■ **Exercise details**: Which lines hold the word "with"? Copy each of them from the material.

■ **Dataset extract**:
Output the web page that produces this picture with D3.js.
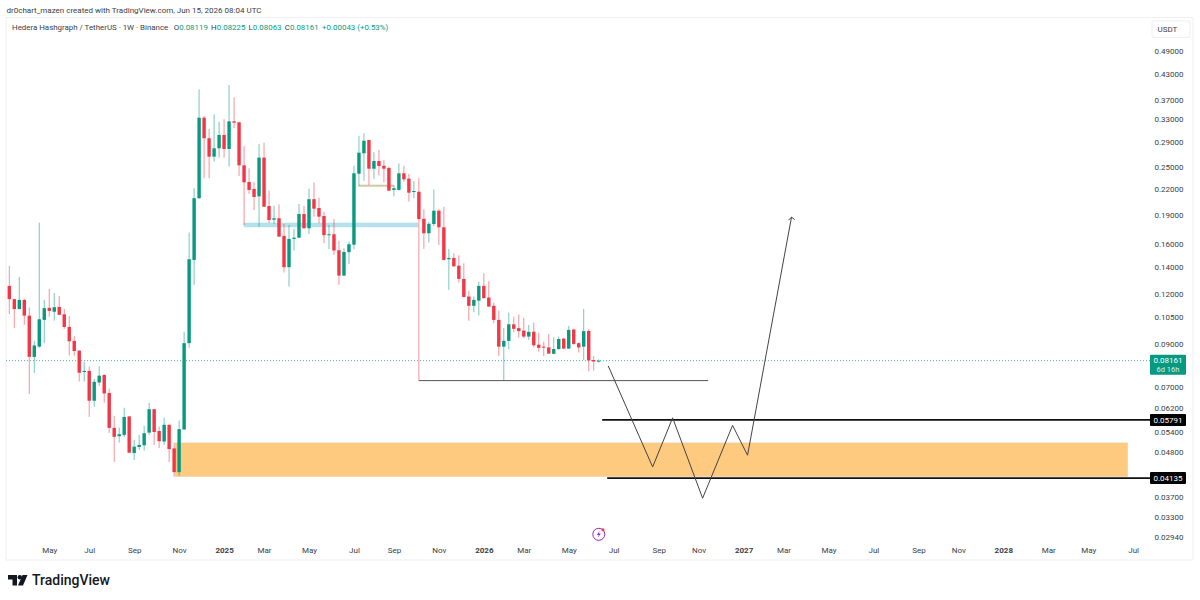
<!DOCTYPE html>
<html>
<head>
<meta charset="utf-8">
<script src="https://cdn.jsdelivr.net/npm/d3@7"></script>
<style>
body { margin: 0; background: #fff; }
svg { display: block; font-family: Roboto, sans-serif; }
</style>
</head>
<body>
<svg width="1200" height="600"></svg>
<script>
// weekly candles, first one is the week of Mar 11 2024
const opens = [.1258,.1165,.1100,.1160,.1059,.0834,.0885,.1033,.1108,.1083,.1114,.1067,.0992,.0915,.0865,.0764,.0769,.0647,.0719,.0751,.0677,.0553,.0527,.0531,.0591,.0478,.0495,.0500,.0538,.0616,.0543,.0511,.0563,.0491,.0428,.0548,.0903,.1462,.2090,.3331,.2957,.2658,.2790,.3014,.2779,.3261,.3243,.2528,.2295,.2205,.2112,.2643,.1998,.1845,.1861,.1680,.1402,.1651,.1663,.1907,.1756,.2078,.1975,.1885,.1690,.1696,.1546,.1335,.1529,.1597,.2408,.2711,.2927,.2479,.2592,.2522,.2490,.2192,.2192,.2414,.2340,.2167,.2170,.1855,.1706,.1800,.1944,.1766,.1468,.1479,.1414,.1310,.1183,.1121,.1155,.1258,.1176,.1121,.1033,.0885,.0915,.1007,.0985,.0971,.0938,.0965,.0895,.0885,.0881,.0849,.0873,.0927,.0875,.0977,.0903,.0885,.0969,.0819,.08119];
const highs = [.1412,.1168,.1325,.1168,.1110,.0915,.1813,.1160,.1236,.1208,.1187,.1101,.1057,.0942,.0865,.0810,.0788,.0734,.0791,.0755,.0693,.0593,.0554,.0621,.0591,.0516,.0531,.0560,.0639,.0617,.0557,.0586,.0564,.0507,.0577,.0965,.1712,.2214,.3926,.3364,.3120,.3397,.3254,.3300,.4024,.3747,.3254,.2827,.2485,.2299,.2860,.2882,.2183,.1998,.2017,.1800,.1790,.1750,.2021,.1998,.2205,.2291,.2097,.1933,.1790,.1852,.1632,.1564,.1625,.2522,.2997,.3043,.2927,.2727,.2763,.2607,.2508,.2247,.2558,.2522,.2405,.2309,.2346,.1960,.1824,.2200,.1960,.1989,.1558,.1520,.1502,.1434,.1222,.1183,.1290,.1354,.1292,.1142,.1090,.0986,.1077,.1053,.1067,.1045,.1004,.1017,.0960,.0911,.0953,.0934,.0938,.0932,.0998,.0982,.0906,.1101,.0979,.0838,.08225];
const lows = [.1069,.0986,.1098,.1004,.0673,.0760,.0879,.0904,.1051,.1029,.1063,.0981,.0840,.0840,.0723,.0723,.0589,.0625,.0705,.0640,.0537,.0454,.0508,.0524,.0478,.0459,.0487,.0485,.0531,.0501,.0492,.0501,.0454,.0417,.0419,.0546,.0879,.1265,.2081,.2346,.2346,.2581,.2643,.2643,.2508,.3133,.2377,.1790,.2142,.1952,.1772,.1986,.1810,.1800,.1670,.1359,.1253,.1544,.1658,.1753,.1699,.1878,.1807,.1610,.1556,.1505,.1265,.1333,.1429,.1556,.2243,.2313,.2256,.2335,.2382,.2291,.2179,.2112,.2183,.2300,.2048,.2090,.0727,.1558,.1616,.1779,.1594,.1460,.1229,.1402,.1282,.1178,.1028,.1081,.1061,.1168,.1114,.1013,.0838,.0727,.0871,.0962,.0932,.0928,.0920,.0881,.0860,.0838,.0849,.0847,.0868,.0871,.0873,.0894,.0855,.0819,.0767,.0770,.08063];
const closes = [.1165,.1100,.1160,.1059,.0834,.0891,.1037,.1106,.1088,.1112,.1064,.0992,.0913,.0863,.0761,.0769,.0647,.0722,.0748,.0675,.0553,.0525,.0533,.0589,.0479,.0496,.0501,.0536,.0616,.0540,.0512,.0563,.0489,.0428,.0549,.0903,.1468,.2090,.3331,.2957,.2658,.2790,.3014,.2779,.3261,.3235,.2528,.2291,.2192,.2105,.2643,.1989,.1842,.1861,.1673,.1402,.1651,.1663,.1907,.1756,.2078,.1967,.1878,.1687,.1696,.1544,.1335,.1531,.1601,.2414,.2720,.2915,.2479,.2592,.2518,.2479,.2183,.2214,.2414,.2331,.2158,.2179,.1852,.1706,.1802,.1944,.1766,.1462,.1479,.1409,.1310,.1180,.1121,.1160,.1258,.1172,.1116,.1033,.0885,.0915,.1007,.0981,.0968,.0938,.0964,.0892,.0879,.0881,.0850,.0873,.0925,.0875,.0975,.0899,.0881,.0968,.0817,.0812,.08161];

const priceTicks = [.49,.43,.37,.33,.29,.25,.22,.19,.16,.14,.12,.105,.09,.07,.062,.054,.048,.037,.033,.0294];
const weekTicks = [8,16,25,34,43,51,60,69,77,86,95,103,112,121,130,138,147,155,164,173,182,190,199,208,216,225];
const weekLabels = ["May","Jul","Sep","Nov","2025","Mar","May","Jul","Sep","Nov","2026","Mar","May","Jul","Sep","Nov","2027","Mar","May","Jul","Sep","Nov","2028","Mar","May","Jul"];

// drawings, in week index / price
const zoneWeeks = [33.2, 223.9];
const zonePrices = [.0507, .0417];
const blueWeeks = [47, 81.8];
const bluePrices = [.1810, .1770];
const tanWeeks = [70, 77];
const tanPrices = [.2256, .2238];
const pathWeeks = [119.9, 128.8, 132.8, 138.8, 144.8, 147.8, 156.6];
const pathPrices = [.0792, .0441, .0586, .0368, .0561, .0472, .1873];
const lowLineWeeks = [82, 139.9];
const lowLinePrice = .0727;
const levels = [{price: .05791, from: 118.7}, {price: .04135, from: 119.7}];
const lastPrice = .08161;

const green = "#089981";
const red = "#f23645";
const candles = opens.map((o, i) => ({i: i, o: o, h: highs[i], l: lows[i], c: closes[i]}));

const svg = d3.select("svg");
const frameLeft = 6, plotRight = 1151, frameTop = 17.5, frameBottom = 560, frameRight = 1193;

const x = d3.scaleLinear().domain([0, 118]).range([9.3, 598.7]);
const y = d3.scaleLog().domain([.0294, .49]).range([537, 51]);

// frame
svg.append("path")
	.attr("d", `M${frameLeft},${frameBottom}V${frameTop}H${frameRight}V${frameBottom}H${frameLeft}`)
	.attr("fill", "none")
	.attr("stroke", "#eeeff2");

// axes
const priceAxis = svg.append("g")
	.attr("transform", `translate(${plotRight}, 0)`)
	.call(d3.axisRight(y).tickValues(priceTicks).tickFormat(d3.format(".5f")).tickSize(0).tickPadding(3.5));
const timeAxis = svg.append("g")
	.attr("transform", `translate(0, 545)`)
	.call(d3.axisBottom(x).tickValues(weekTicks).tickFormat((d, i) => weekLabels[i]).tickSize(0).tickPadding(2));
svg.selectAll(".domain").remove();
priceAxis.selectAll("text").attr("fill", "#3a3e48").style("font-size", "8px").style("font-family", "Roboto");
timeAxis.selectAll("text").attr("fill", "#3a3e48").style("font-size", "8px").style("font-family", "Roboto")
	.style("font-weight", (d, i) => /^\d/.test(weekLabels[i]) ? 700 : 400);

// zones
function box(weeks, prices, fill, stroke) {
	svg.append("rect")
		.attr("x", x(weeks[0]))
		.attr("y", y(prices[0]))
		.attr("width", x(weeks[1]) - x(weeks[0]))
		.attr("height", y(prices[1]) - y(prices[0]))
		.attr("fill", fill)
		.attr("stroke", stroke)
		.attr("stroke-width", .6);
}
box(zoneWeeks, zonePrices, "#fdca80", "#e3d5bd");
box(blueWeeks, bluePrices, "#b5e1ea", "#a9dce6");
box(tanWeeks, tanPrices, "#d3c6ab", "#d3c6ab");

// last price line
svg.append("line")
	.attr("x1", frameLeft).attr("x2", plotRight)
	.attr("y1", y(lastPrice)).attr("y2", y(lastPrice))
	.attr("stroke", green)
	.attr("stroke-opacity", .7)
	.attr("stroke-dasharray", "1,2");

// candles
const candle = svg.selectAll(".candle").data(candles).enter().append("g").attr("class", "candle");
candle.append("line")
	.attr("x1", d => x(d.i)).attr("x2", d => x(d.i))
	.attr("y1", d => y(d.h)).attr("y2", d => y(d.l))
	.attr("stroke", d => d.c >= d.o ? green : red)
	.attr("stroke-opacity", .55);
candle.append("rect")
	.attr("x", d => x(d.i) - 1.7)
	.attr("width", 3.4)
	.attr("y", d => y(Math.max(d.o, d.c)))
	.attr("height", d => Math.max(1, Math.abs(y(d.o) - y(d.c))))
	.attr("fill", d => d.c >= d.o ? green : red);

// support line under the wicks
svg.append("line")
	.attr("x1", x(lowLineWeeks[0])).attr("x2", x(lowLineWeeks[1]))
	.attr("y1", y(lowLinePrice)).attr("y2", y(lowLinePrice))
	.attr("stroke", "#555")
	.attr("stroke-width", 1);

// levels
svg.selectAll(".level").data(levels).enter().append("line")
	.attr("class", "level")
	.attr("x1", d => x(d.from)).attr("x2", plotRight)
	.attr("y1", d => y(d.price)).attr("y2", d => y(d.price))
	.attr("stroke", "#111")
	.attr("stroke-width", 1.8);

// projected path
const pathLine = d3.line().x(d => x(d[0])).y(d => y(d[1]));
const pathPoints = pathWeeks.map((w, i) => [w, pathPrices[i]]);
svg.append("path")
	.attr("d", pathLine(pathPoints))
	.attr("fill", "none")
	.attr("stroke", "#444")
	.attr("stroke-width", 1);
const tipX = x(pathWeeks[pathWeeks.length - 1]), tipY = y(pathPrices[pathPrices.length - 1]);
svg.append("path")
	.attr("d", `M${tipX - 3},${tipY + 3}L${tipX},${tipY}L${tipX + 3.2},${tipY + 2.5}`)
	.attr("fill", "none")
	.attr("stroke", "#444");

// price labels
function priceTag(price, fill, sub) {
	const h = sub ? 20 : 12;
	const cy = y(price);
	const tagTop = sub ? cy - 6 : cy - h / 2;
	svg.append("rect")
		.attr("x", 1150).attr("y", tagTop)
		.attr("width", 36).attr("height", h)
		.attr("rx", 1)
		.attr("fill", fill);
	svg.append("text")
		.attr("x", 1168).attr("y", tagTop + 8.8)
		.attr("text-anchor", "middle")
		.attr("fill", "#fff")
		.style("font-size", "8px")
		.text(d3.format(".5f")(price));
	if (sub) {
		svg.append("text")
			.attr("x", 1168).attr("y", tagTop + 17)
			.attr("text-anchor", "middle")
			.attr("fill", "#d5f0ea")
			.style("font-size", "7.5px")
			.text(sub);
	}
}
priceTag(lastPrice, green, "6d 16h");
levels.forEach(l => priceTag(l.price, "#000"));

// currency box
svg.append("rect")
	.attr("x", 1152).attr("y", 21)
	.attr("width", 38).attr("height", 16.5)
	.attr("rx", 2)
	.attr("fill", "#fff")
	.attr("stroke", "#eeeff2");
svg.append("text")
	.attr("x", 1157.5).attr("y", 32)
	.attr("fill", "#3a3e48")
	.style("font-size", "8px")
	.text("USDT");

// header
svg.append("text")
	.attr("x", 6.5).attr("y", 13)
	.attr("fill", "#3a3e48")
	.style("font-size", "8px")
	.text("dr0chart_mazen created with TradingView.com, Jun 15, 2026 08:04 UTC");

const legend = svg.append("text")
	.attr("x", 12).attr("y", 30)
	.style("font-size", "7.9px")
	.attr("fill", green);
legend.append("tspan").attr("fill", "#3a3e48").text("Hedera Hashgraph / TetherUS · 1W · Binance");
[["O", "0.08119"], ["H", "0.08225"], ["L", "0.08063"], ["C", "0.08161"]].forEach((p, i) => {
	legend.append("tspan").attr("fill", "#3a3e48").attr("dx", i == 0 ? 5.5 : 3.2).text(p[0]);
	legend.append("tspan").text(p[1]);
});
legend.append("tspan").attr("dx", 3.5).text("+0.00043 (+0.53%)");

// lightning badge
const badge = svg.append("g").attr("transform", "translate(598.8, 534.3)");
badge.append("circle").attr("r", 6).attr("fill", "none").attr("stroke", "#9c27b0").attr("stroke-width", 1);
badge.append("path").attr("d", "M1,-3.5L-2,0.7H0L-1,3.5L2,-0.7H0Z").attr("fill", "#9c27b0");
badge.append("circle").attr("cx", 4.2).attr("cy", -4.6).attr("r", 1.5).attr("fill", "#f23645");

// logo
const logo = svg.append("g").attr("fill", "#131722");
logo.append("path").attr("d", "M8,575H17V585.5H12.5V579.5H8Z");
logo.append("circle").attr("cx", 19.8).attr("cy", 577.3).attr("r", 2.2);
logo.append("path").attr("d", "M22.5,575H27.5L23,585.5H18Z");
logo.append("text")
	.attr("x", 32).attr("y", 585)
	.style("font-size", "14px")
	.style("font-weight", 500)
	.text("TradingView");
</script>
</body>
</html>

■ **Answer to this task**:
Output the web page that produces this picture with D3.js.
	.text("dr0chart_mazen created with TradingView.com, Jun 15, 2026 08:04 UTC");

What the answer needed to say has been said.